Picking the right shot is a “conditio sine qua non”. You can’t do without. If you have perfect focus and flawless technique, you’re still shooting blanks if you keep playing the wrong shot.  So educate yourself, in a billiard room, on Kozoom or on YouTube.  And here’s a tip: when the position is difficult: experiment! Trying a 4 % solution over and over again will get you nowhere. 

Choice of shot has everything to do with position play, and it is as important to top 3-cushion as sequels are to Hollywood. Today’s phenomenal averages don’t come from solutions to difficult problems, they come from avoiding them. 

Technique.

Have you ever watched yourself play? In a mirror, or better still, on video? If, like me, you are not Jae Ho Cho, Murat Coklu or Pedro Piedrabuena, it will be a shocking experience. We don’t stand still, we jerk, we pull, we lunge, we have more moving parts than a Rolex, especially in a tense match situation. All of us are in denial about it, but believe me, when we miscue it’s not the chalk’s fault. Look at any player in the world’s top 20: you’ll find he stands still and strokes straight. Some have more discipline, some have more elegance. But all have learned that a cue goes forwards and backwards. Never up and down. Never side to side. Ignore those laws, and you will limit your potential average, it’s as simple as that.   

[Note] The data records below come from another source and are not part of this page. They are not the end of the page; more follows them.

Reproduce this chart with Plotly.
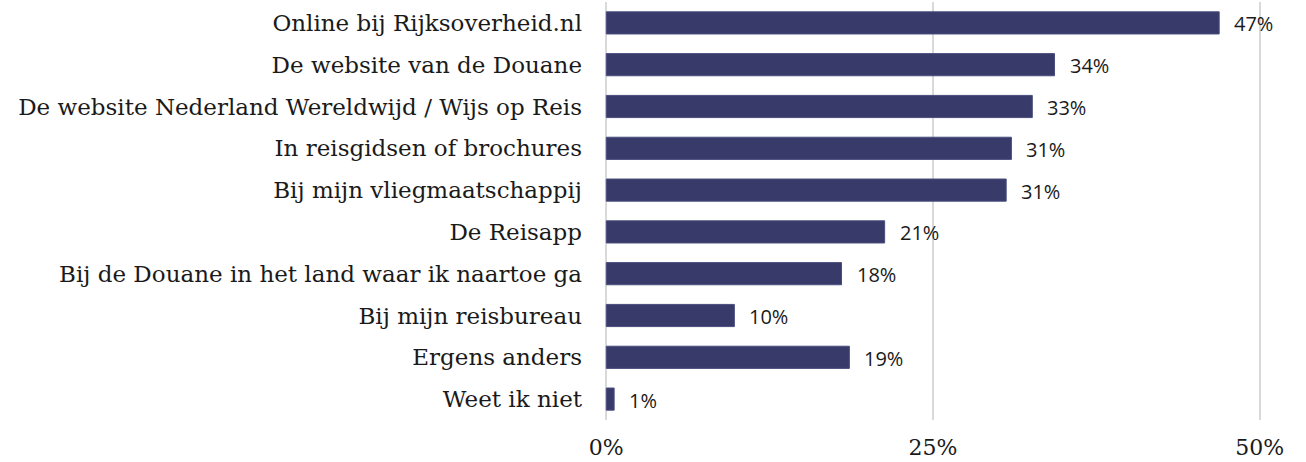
import plotly.graph_objects as go

categories = [
    "Online bij Rijksoverheid.nl",
    "De website van de Douane",
    "De website Nederland Wereldwijd / Wijs op Reis",
    "In reisgidsen of brochures",
    "Bij mijn vliegmaatschappij",
    "De Reisapp",
    "Bij de Douane in het land waar ik naartoe ga",
    "Bij mijn reisbureau",
    "Ergens anders",
    "Weet ik niet",
]
values = [46.9, 34.3, 32.6, 31.0, 30.6, 21.3, 18.0, 9.8, 18.6, 0.6]
labels = ["47%", "34%", "33%", "31%", "31%", "21%", "18%", "10%", "19%", "1%"]
tick_vals = [0, 25, 50]
tick_text = ["0%", "25%", "50%"]

fig = go.Figure()
fig.add_trace(go.Bar(
    x=values, y=categories, orientation="h",
    marker=dict(color="#383b69", line=dict(color="#4a4e7e", width=1)),
    width=0.53, hoverinfo="skip",
))
for c, v, t in zip(categories, values, labels):
    fig.add_annotation(x=v, y=c, text=t, showarrow=False,
                       xanchor="left", xshift=13, yshift=-1,
                       font=dict(family="Open Sans", size=20, color="#1a1a1a"))

fig.update_layout(
    width=1306, height=462,
    margin=dict(l=605, r=45, t=2, b=42, autoexpand=False),
    paper_bgcolor="white", plot_bgcolor="white",
    showlegend=False,
)
fig.update_xaxes(range=[-0.1, 50.1], tickvals=tick_vals, ticktext=tick_text,
                 showgrid=True, gridcolor="#d9d9d9", gridwidth=1.5,
                 zeroline=False, showline=False, ticks="", ticklabelstandoff=12,
                 automargin=False,
                 tickfont=dict(family="DejaVu Serif", size=22, color="#1a1a1a"))
fig.update_yaxes(autorange="reversed", showgrid=False, zeroline=False,
                 ticks="", ticklabelstandoff=22, automargin=False,
                 tickfont=dict(family="DejaVu Serif", size=23, color="#1a1a1a"))
fig.write_html("out.html", config={"displayModeBar": False},
               post_script="document.body.style.margin='0';")
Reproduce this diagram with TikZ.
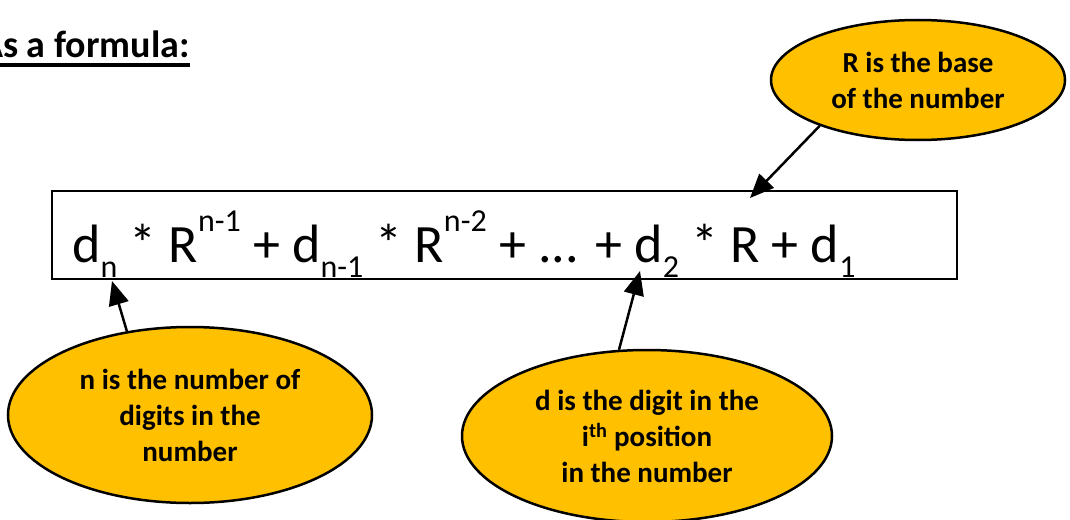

Then there is “quality of stroke”, which is directly related to cue ball memory. Do you just let your ball roll and bounce between cushions, or do you send it out with marching orders? Watch Merckx, Dong Koong Kang, Sanchez. Their cue ball has defined spin even when they hardly use speed. If they do, that cue ball will still remember its assignment after the 5th and 6th cushion.   

Technique could well be the prime legacy of the legend, Raymond Ceulemans. In terms of problem-solving and position play, he has been overtaken. But he demonstrated for four decades that shooting  straight as a laser, leaving your bridge hand on the table and standing like a statue paid off. And you know what? It still does.      

F.A.C.T. This is where you find the full point, the one between 0.6 and 1.6. How to get to 2 average, you ask? Be born a bloody genius, then work your ass off.